DONE WATCH — To: Grayce Liu, General Manager, Department of Neighborhood Empowerment
Re: Treatment of the Neighborhood Council Budget Advocates in connection with the Department of Neighborhood Empowerment’s refusal to assist in the promotion of their City Services Report Card
Over the past few months, drawing on input from Budget Day and subsequent outreach to Angelenos, Budget Advocates have worked hard to develop a survey on how the City’s stakeholders view the services the City provides and its elected officials.
This was not done in a vacuum – Budget Advocates conducted numerous meetings across the City including soliciting input from Neighborhood Council board members and stakeholders. We discussed a wide variety of issues and concerns in creating the survey and voted on these at open meetings attended by at least one DONE staff member. Those staff members were asked and agreed to help get the survey out through DONE’s website, in its weekly newsletters, and through its citywide NextDoor link.
Our intent was to reach as many people as possible both within and outside of the Neighborhood Council system.
Our objective was to complete the survey by early January. The results would then form the basis for Town Hall meetings we are planning to hold across the City in February. This, in turn, would put us in a better position to accurately convey the concerns of its stakeholders to the City government which Budget Advocates believe is of primary importance to our mission, to DONE and to the Neighborhood Councils.
After several weeks of not seeing our survey go out through DONE, we contacted you to find out why the Department had failed to distribute our survey.

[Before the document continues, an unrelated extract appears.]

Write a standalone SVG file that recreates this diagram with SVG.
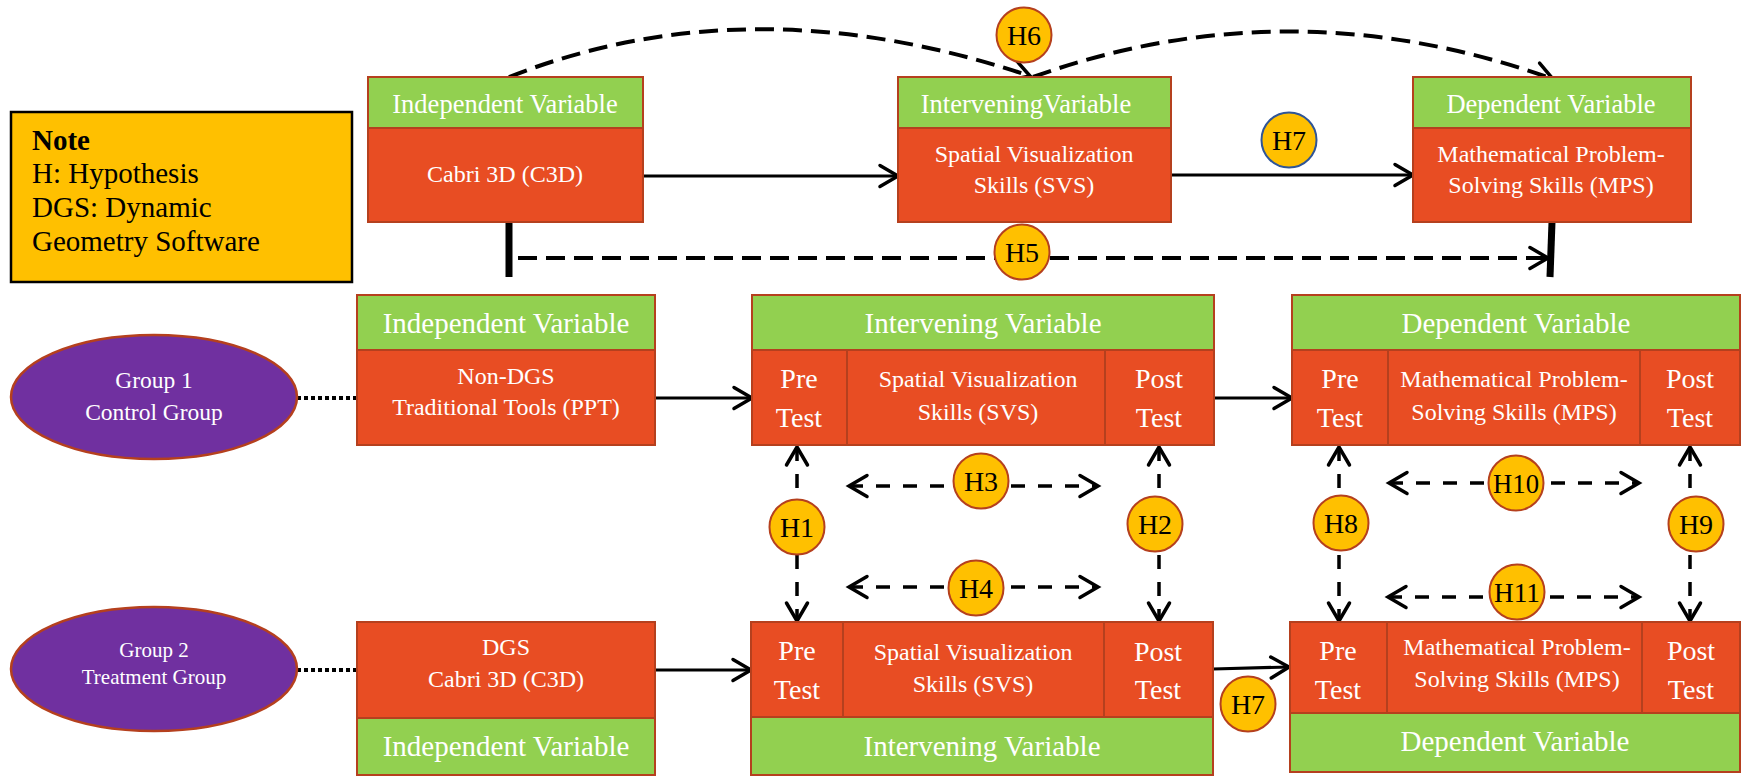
<svg xmlns="http://www.w3.org/2000/svg" width="1741" height="776" viewBox="0 0 1741 776">
<defs>
<style>
text{font-family:"Liberation Serif","Times New Roman",serif}
.g{fill:#92d050;stroke:#b5401e;stroke-width:2}
.r{fill:#e84d23;stroke:#b5401e;stroke-width:2}
.w{fill:#fff;text-anchor:middle}
.f26{font-size:26.5px}
.f29{font-size:29px}
.f24{font-size:24px}
.f28{font-size:28px}
.hc{fill:#ffc000;stroke:#b5401e;stroke-width:2}
.hl{font-size:28px;fill:#000;text-anchor:middle}
.ln{stroke:#000;stroke-width:3.2;fill:none}
.dl{stroke:#000;stroke-width:4;fill:none;stroke-dasharray:19 9}
.ds{stroke:#000;stroke-width:3.5;fill:none;stroke-dasharray:14 13}
.dot{stroke:#000;stroke-width:4;stroke-dasharray:4 3;fill:none}
.thick{stroke:#000;stroke-width:7;fill:none}
.note{font-size:29px;fill:#000}
</style>
<marker id="a" markerUnits="userSpaceOnUse" markerWidth="40" markerHeight="40" viewBox="-30 -20 40 40" refX="0" refY="0" orient="auto-start-reverse" overflow="visible"><path d="M-18,-10.5 L0,0 L-18,10.5" fill="none" stroke="#000" stroke-width="3.5" stroke-linecap="round"/></marker>
</defs>
<rect width="1741" height="776" fill="#fff"/>

<g id="note">
<rect x="11" y="112" width="341" height="170" fill="#ffc000" stroke="#000" stroke-width="2.5"/>
<text x="32" y="150" class="note" font-weight="bold">Note</text>
<text x="32" y="183" class="note">H: Hypothesis</text>
<text x="32" y="217" class="note">DGS: Dynamic</text>
<text x="32" y="251" class="note">Geometry Software</text>
</g>

<g id="connectors">
<path class="dl" d="M509,77 Q750,-18 1030,76" marker-end="url(#a)"/>
<path class="dl" d="M1033,77 Q1290,-15 1553,79" marker-end="url(#a)"/>
<line class="ln" x1="643" y1="176" x2="898" y2="176" marker-end="url(#a)"/>
<line class="ln" x1="1171" y1="175" x2="1413" y2="175" marker-end="url(#a)"/>
<line class="thick" x1="509" y1="222" x2="509" y2="277"/>
<line class="thick" x1="1552" y1="222" x2="1550" y2="277"/>
<line class="dl" x1="518" y1="258" x2="1548" y2="258" marker-end="url(#a)"/>
<line class="dot" x1="297" y1="398" x2="357" y2="398"/>
<line class="dot" x1="297" y1="670" x2="357" y2="670"/>
<line class="ln" x1="655" y1="398" x2="752" y2="398" marker-end="url(#a)"/>
<line class="ln" x1="1214" y1="398" x2="1292" y2="398" marker-end="url(#a)"/>
<line class="ln" x1="655" y1="670" x2="751" y2="670" marker-end="url(#a)"/>
<line class="ln" x1="1213" y1="669" x2="1289" y2="667" marker-end="url(#a)"/>
<line class="ds" x1="797" y1="447" x2="797" y2="621" marker-start="url(#a)" marker-end="url(#a)"/>
<line class="ds" x1="1159" y1="447" x2="1159" y2="621" marker-start="url(#a)" marker-end="url(#a)"/>
<line class="ds" x1="1339" y1="447" x2="1339" y2="621" marker-start="url(#a)" marker-end="url(#a)"/>
<line class="ds" x1="1690" y1="447" x2="1690" y2="621" marker-start="url(#a)" marker-end="url(#a)"/>
<line class="ds" x1="849" y1="486" x2="1098" y2="486" marker-start="url(#a)" marker-end="url(#a)"/>
<line class="ds" x1="849" y1="587" x2="1098" y2="587" marker-start="url(#a)" marker-end="url(#a)"/>
<line class="ds" x1="1389" y1="483" x2="1639" y2="483" marker-start="url(#a)" marker-end="url(#a)"/>
<line class="ds" x1="1388" y1="597" x2="1639" y2="597" marker-start="url(#a)" marker-end="url(#a)"/>
</g>

<g id="top-independent">
<rect class="g" x="368" y="77" width="275" height="51"/>
<rect class="r" x="368" y="128" width="275" height="94"/>
<text class="w f26" x="505" y="113">Independent Variable</text>
<text class="w f24" x="505" y="182">Cabri 3D (C3D)</text>
</g>

<g id="top-intervening">
<rect class="g" x="898" y="77" width="273" height="51"/>
<rect class="r" x="898" y="128" width="273" height="94"/>
<text class="w f26" x="1026" y="113">InterveningVariable</text>
<text class="w f24" x="1034" y="162">Spatial Visualization</text>
<text class="w f24" x="1034" y="193">Skills (SVS)</text>
</g>

<g id="top-dependent">
<rect class="g" x="1413" y="77" width="278" height="51"/>
<rect class="r" x="1413" y="128" width="278" height="94"/>
<text class="w f26" x="1551" y="113">Dependent Variable</text>
<text class="w f24" x="1551" y="162">Mathematical Problem-</text>
<text class="w f24" x="1551" y="193">Solving Skills (MPS)</text>
</g>

<g id="group1">
<ellipse cx="154" cy="397" rx="143" ry="62" fill="#7030a0" stroke="#b5401e" stroke-width="2.5"/>
<text class="w" font-size="23.5" x="154" y="388">Group 1</text>
<text class="w" font-size="23.5" x="154" y="420">Control Group</text>
</g>

<g id="group2">
<ellipse cx="154" cy="669" rx="143" ry="62" fill="#7030a0" stroke="#b5401e" stroke-width="2.5"/>
<text class="w" font-size="21" x="154" y="657">Group 2</text>
<text class="w" font-size="21" x="154" y="684">Treatment Group</text>
</g>

<g id="control-independent">
<rect class="g" x="357" y="295" width="298" height="55"/>
<rect class="r" x="357" y="350" width="298" height="95"/>
<text class="w f29" x="506" y="333">Independent Variable</text>
<text class="w f24" x="506" y="384">Non-DGS</text>
<text class="w f24" x="506" y="415">Traditional Tools (PPT)</text>
</g>

<g id="control-intervening">
<rect class="g" x="752" y="295" width="462" height="55"/>
<rect class="r" x="752" y="350" width="95" height="95"/>
<rect class="r" x="847" y="350" width="258" height="95"/>
<rect class="r" x="1105" y="350" width="109" height="95"/>
<text class="w f29" x="983" y="333">Intervening Variable</text>
<text class="w f28" x="799" y="388">Pre</text>
<text class="w f28" x="799" y="427">Test</text>
<text class="w f24" x="978" y="387">Spatial Visualization</text>
<text class="w f24" x="978" y="420">Skills (SVS)</text>
<text class="w f28" x="1159" y="388">Post</text>
<text class="w f28" x="1159" y="427">Test</text>
</g>

<g id="control-dependent">
<rect class="g" x="1292" y="295" width="448" height="55"/>
<rect class="r" x="1292" y="350" width="96" height="95"/>
<rect class="r" x="1388" y="350" width="252" height="95"/>
<rect class="r" x="1640" y="350" width="100" height="95"/>
<text class="w f29" x="1516" y="333">Dependent Variable</text>
<text class="w f28" x="1340" y="388">Pre</text>
<text class="w f28" x="1340" y="427">Test</text>
<text class="w f24" x="1514" y="387">Mathematical Problem-</text>
<text class="w f24" x="1514" y="420">Solving Skills (MPS)</text>
<text class="w f28" x="1690" y="388">Post</text>
<text class="w f28" x="1690" y="427">Test</text>
</g>

<g id="treatment-independent">
<rect class="r" x="357" y="622" width="298" height="96"/>
<rect class="g" x="357" y="718" width="298" height="57"/>
<text class="w f24" x="506" y="655">DGS</text>
<text class="w f24" x="506" y="687">Cabri 3D (C3D)</text>
<text class="w f29" x="506" y="756">Independent Variable</text>
</g>

<g id="treatment-intervening">
<rect class="r" x="751" y="622" width="92" height="95"/>
<rect class="r" x="843" y="622" width="261" height="95"/>
<rect class="r" x="1104" y="622" width="109" height="95"/>
<rect class="g" x="751" y="717" width="462" height="58"/>
<text class="w f28" x="797" y="660">Pre</text>
<text class="w f28" x="797" y="699">Test</text>
<text class="w f24" x="973" y="660">Spatial Visualization</text>
<text class="w f24" x="973" y="692">Skills (SVS)</text>
<text class="w f28" x="1158" y="661">Post</text>
<text class="w f28" x="1158" y="699">Test</text>
<text class="w f29" x="982" y="756">Intervening Variable</text>
</g>

<g id="treatment-dependent">
<rect class="r" x="1290" y="622" width="97" height="91"/>
<rect class="r" x="1387" y="622" width="255" height="91"/>
<rect class="r" x="1642" y="622" width="98" height="91"/>
<rect class="g" x="1290" y="713" width="450" height="59"/>
<text class="w f28" x="1338" y="660">Pre</text>
<text class="w f28" x="1338" y="699">Test</text>
<text class="w f24" x="1517" y="655">Mathematical Problem-</text>
<text class="w f24" x="1517" y="687">Solving Skills (MPS)</text>
<text class="w f28" x="1691" y="660">Post</text>
<text class="w f28" x="1691" y="699">Test</text>
<text class="w f29" x="1515" y="751">Dependent Variable</text>
</g>

<g id="hypotheses">
<g id="H6"><circle class="hc" cx="1024" cy="35" r="27.5"/><text class="hl" x="1024" y="45">H6</text></g>
<g id="H7-top"><circle class="hc" cx="1289" cy="140" r="27.5" stroke="#2f5597" style="stroke:#2f5597"/><text class="hl" x="1289" y="150">H7</text></g>
<g id="H5"><circle class="hc" cx="1022" cy="252" r="27.5"/><text class="hl" x="1022" y="262">H5</text></g>
<g id="H1"><circle class="hc" cx="797" cy="527" r="27.5"/><text class="hl" x="797" y="537">H1</text></g>
<g id="H2"><circle class="hc" cx="1155" cy="524" r="27.5"/><text class="hl" x="1155" y="534">H2</text></g>
<g id="H3"><circle class="hc" cx="981" cy="481" r="27.5"/><text class="hl" x="981" y="491">H3</text></g>
<g id="H4"><circle class="hc" cx="976" cy="588" r="27.5"/><text class="hl" x="976" y="598">H4</text></g>
<g id="H8"><circle class="hc" cx="1341" cy="523" r="27.5"/><text class="hl" x="1341" y="533">H8</text></g>
<g id="H9"><circle class="hc" cx="1696" cy="524" r="27.5"/><text class="hl" x="1696" y="534">H9</text></g>
<g id="H10"><circle class="hc" cx="1516" cy="483" r="27.5"/><text class="hl" x="1516" y="493" textLength="46" lengthAdjust="spacingAndGlyphs">H10</text></g>
<g id="H11"><circle class="hc" cx="1517" cy="592" r="27.5"/><text class="hl" x="1517" y="602" textLength="46" lengthAdjust="spacingAndGlyphs">H11</text></g>
<g id="H7-bottom"><circle class="hc" cx="1248" cy="704" r="27.5"/><text class="hl" x="1248" y="714">H7</text></g>
</g>
</svg>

And just prior to the last opportunity for the survey to go out in your newsletter, we received a reply from you stating that you would not follow through on the commitment made by your staff members. You objected to:
- use of the Budget Advocates’ name without ‘Neighborhood Council’ appended – since we have been doing this for years for brevity with no previous comment, we fail to perceive this as a serious concern especially since our pins and letterhead, both designed by DONE staffers, simply state: ‘City of Los Angeles Budget Advocate’;
- an A to F grading system with no room for comments – since we have a ‘Don’t Know’ or ‘Decline to Answer’ option, we fail to see any problem with this choice or whether it should be an issue (having to understand, input and address comments has slowed down and limited effective surveys in the past); and
- it being in English – while DONE does circulate monthly Neighborhood Council profiles in Spanish, Korean and Chinese, the request is somewhat disingenuous given your weekly newsletter and website and links which reach far more people are English‐only; and why just these three languages when Tagalog, Farsi, and Arabic, Laotian, Armenian, Russian, Hindi, Polish and many other languages are in use in homes across our city?
We request an immediate review of the process by which you decided that the above issues were so egregious as to justify halting the promotion of this survey with no consultation with the Budget Advocates. Given the posted end‐date for the survey, you had to know it was time sensitive and would have significant impact on the work the Budget Advocates would be conducting during the remainder of the budget year.
To make the modifications to comply with your demands would create confusion, delay the survey and impede our ability to have Town Halls to discuss the results in February and prepare presentations prior to the finalization of the City budgets.
Furthermore, the time involved would delay the completion of the White Paper and its reports which are ongoing through the end of this month. This is not acceptable especially given your department has been aware of our schedule for months and no effort was made to raise these concerns before now.
Additionally, where are these guidelines which are implied in your e‐mail and have they been communicated and applied to all groups under the Department and to the Department itself?
While we welcome constructive criticism, it cannot happen in a vacuum. Nor can it happen two and a half weeks after the initial formal request was made on a survey with a deadline less than four weeks in the future, considerably less if the holidays are taken into consideration.
We have discussed and rejected the issues you raised due in no small part to your delay in bringing them to our attention and given that we are all volunteers who have devoted considerable amounts of our often-limited personal time to contribute to the City in our capacity as Charter‐authorized Budget Advocates.
Since time is of the essence, we look forward to a response this week, i.e. by December 22nd.
Thank you for your attention to our concerns.